Julie doesn’t know what she wants. But she knows that she will keep wanting, and that she is not craving any of the typical punctuation points of adulthood, like, say, having kids. Sure, a steady relationship is nice, but even the comforts provided by domestic romance feel too fixed, too determined. Julie seems allergic to the idea of life becoming so ordered, honed into one set path forever. Which is a relatable feeling for those of us who wound up in our 30s still as relatively on the wind as we were in our 20s. Is there something wrong with us? Are we selfish, always looking for more when something reliable and good, great even, is right in front of us? Or, are we bucking conservative tradition and bravely setting a new, individualist path?

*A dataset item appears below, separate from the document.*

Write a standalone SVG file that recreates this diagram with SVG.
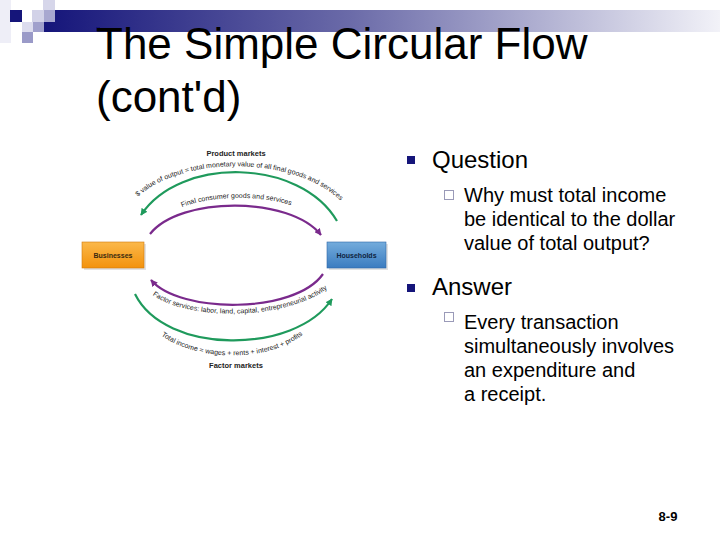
<svg xmlns="http://www.w3.org/2000/svg" width="720" height="540" viewBox="0 0 720 540">
<defs>
<linearGradient id="bar" x1="0" y1="0" x2="1" y2="0">
<stop offset="0" stop-color="#15157a"/>
<stop offset="0.45" stop-color="#6a6aa8"/>
<stop offset="1" stop-color="#f2f2f8"/>
</linearGradient>
<linearGradient id="orange" x1="0" y1="0" x2="0" y2="1">
<stop offset="0" stop-color="#fbb84a"/>
<stop offset="1" stop-color="#f3920c"/>
</linearGradient>
<linearGradient id="blue" x1="0" y1="0" x2="0" y2="1">
<stop offset="0" stop-color="#74acdc"/>
<stop offset="1" stop-color="#3b7cc0"/>
</linearGradient>
<marker id="ag" viewBox="0 0 10 10" refX="9" refY="5" markerWidth="7" markerHeight="7" markerUnits="userSpaceOnUse" orient="auto">
<path d="M0,0 L10,5 L0,10 z" fill="#1f9a5c"/>
</marker>
<marker id="ap" viewBox="0 0 10 10" refX="9" refY="5" markerWidth="7" markerHeight="7" markerUnits="userSpaceOnUse" orient="auto">
<path d="M0,0 L10,5 L0,10 z" fill="#7a2a8c"/>
</marker>
<path id="tp1" d="M 126 210 C 166 151, 310 151, 352 214"/>
<path id="tp2" d="M 175 211 C 200 195, 270 193, 298 209"/>
<path id="tp3" d="M 148 291 C 180 322, 290 322, 332 285"/>
<path id="tp4" d="M 158 333 C 195 363, 272 363, 306 332"/>
</defs>
<style>
.title{font-family:"Liberation Sans",Arial,sans-serif;font-size:44px;fill:#000}
.b1{font-family:"Liberation Sans",Arial,sans-serif;font-size:24px;fill:#000}
.b2{font-family:"Liberation Sans",Arial,sans-serif;font-size:20px;fill:#000}
.lab{font-family:"Liberation Sans",Arial,sans-serif;font-size:7px;fill:#222}
.mk{font-family:"Liberation Sans",Arial,sans-serif;font-size:7.5px;font-weight:bold;fill:#222;text-anchor:middle}
.box{font-family:"Liberation Sans",Arial,sans-serif;font-size:7px;font-weight:bold;text-anchor:middle}
.g{fill:none;stroke:#1f9a5c;stroke-width:2.2}
.p{fill:none;stroke:#7a2a8c;stroke-width:2.2}
</style>
<rect width="720" height="540" fill="#ffffff"/>
<g id="decor">
<rect x="0" y="0" width="11" height="43" fill="#eeeef7"/>
<rect x="44" y="10" width="676" height="22" fill="url(#bar)"/>
<rect x="43" y="0" width="12" height="10" fill="#d6d6ea"/>
<rect x="10" y="10" width="12" height="12" fill="#15157a"/>
<rect x="32" y="10" width="12" height="12" fill="#d2d2e8"/>
<rect x="44" y="10" width="11" height="12" fill="#a8a8d0"/>
<rect x="22" y="22" width="11" height="10" fill="#dcdcee"/>
<rect x="33" y="22" width="11" height="10" fill="#a0a0cc"/>
<rect x="22" y="32" width="11" height="11" fill="#9a9ac8"/>
<rect x="96" y="27" width="4" height="4" fill="#15157a"/>
</g>
<g id="title">
<text class="title" x="96" y="59">The Simple Circular Flow</text>
<text class="title" x="96" y="112">(cont'd)</text>
</g>
<g id="bullets">
<rect x="407" y="156" width="8" height="8" fill="#15157a"/>
<text class="b1" x="432" y="168">Question</text>
<rect x="444.5" y="190.5" width="9" height="9" fill="none" stroke="#9a9ab8" stroke-width="1"/>
<text class="b2" x="464" y="202">Why must total income</text>
<text class="b2" x="464" y="226">be identical to the dollar</text>
<text class="b2" x="464" y="250">value of total output?</text>
<rect x="407" y="284" width="8" height="8" fill="#15157a"/>
<text class="b1" x="432" y="295">Answer</text>
<rect x="444.5" y="312.5" width="9" height="9" fill="none" stroke="#9a9ab8" stroke-width="1"/>
<text class="b2" x="464" y="329">Every transaction</text>
<text class="b2" x="464" y="353">simultaneously involves</text>
<text class="b2" x="464" y="377">an expenditure and</text>
<text class="b2" x="464" y="401">a receipt.</text>
</g>
<g id="pagenum">
<text x="668" y="521" font-family="Liberation Sans, Arial, sans-serif" font-size="13" font-weight="bold" text-anchor="middle" fill="#000">8-9</text>
</g>
<g id="businesses">
<rect x="84" y="244" width="62" height="26" fill="#e2e2e2"/>
<rect x="82" y="242" width="62" height="26" fill="url(#orange)" stroke="#d07a10" stroke-width="0.6"/>
<text class="box" x="113" y="258" fill="#3a2a10">Businesses</text>
</g>
<g id="households">
<rect x="329" y="244" width="59" height="26" fill="#e2e2e2"/>
<rect x="327" y="242" width="59" height="26" fill="url(#blue)" stroke="#2f68a8" stroke-width="0.6"/>
<text class="box" x="356.5" y="258" fill="#0f2440">Households</text>
</g>
<g id="connectors">
<path class="g" d="M 337 221 C 300 158, 180 156, 141 215" marker-end="url(#ag)"/>
<path class="p" d="M 150 234 C 180 196, 290 196, 321 235" marker-end="url(#ap)"/>
<path class="p" d="M 323 274 C 295 314, 180 314, 151 280" marker-end="url(#ap)"/>
<path class="g" d="M 135 294 C 165 355, 295 355, 332 299" marker-end="url(#ag)"/>
</g>
<g id="labels">
<text class="mk" x="236" y="156">Product markets</text>
<text class="mk" x="236" y="368">Factor markets</text>
<text class="lab"><textPath href="#tp1" startOffset="50%" text-anchor="middle">$ value of output = total monetary value of all final goods and services</textPath></text>
<text class="lab"><textPath href="#tp2" startOffset="50%" text-anchor="middle">Final consumer goods and services</textPath></text>
<text class="lab"><textPath href="#tp3" startOffset="50%" text-anchor="middle">Factor services: labor, land, capital, entrepreneurial activity</textPath></text>
<text class="lab"><textPath href="#tp4" startOffset="50%" text-anchor="middle">Total income = wages + rents + interest + profits</textPath></text>
</g>
</svg>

The film kind of answers “yes” and “no” to all of those questions, depicting Julie’s choices in their full breadth. She can be self-involved, blithe about other people’s needs, stubborn and frustrating. But so can we all. And Julie is also admirably good about listening to herself, even if that inner voice is so often confused. The Worst Person in the World argues that her aimlessness can be just as valuable, just as worthy, as another person’s certainty. The journey of the film—or, one of the journeys—is Julie embracing the idiosyncrasy of her being. She doesn’t refuse to learn from experience, but she allows herself to bounce off it at angles all her own. What’s developed over the course of the film is a sense of personal understanding, which may be (for some, anyway) the true education of adulthood—the shape of life may, actually, be the shape of you. 

Trier’s writing is sharp and specific. He offers up difficult things with a shrewd balance of teasing and empathy. Even the title of The Worst Person in the World is a forgiving joke, ironic hyperbole as comforting chuckle. Reinsve is a perfect interpreter of the film’s tone, luminously embodying Julie’s grand and human jumble. By the time the film’s quiet and hopeful epilogue arrived, I’d swooned and been shattered and, maybe, been seen. I went drifting out of the theater with Trier’s closing song choice, Art Garfunkel’s cover of “Waters of March,” fizzing softly in my ears. The song is essentially just a list of words and ideas rambling on, which is an apt way to score the end of a film that finds such beauty in all the emerging grain and variation of being alive. Isn’t all that, for some of us, quite enough?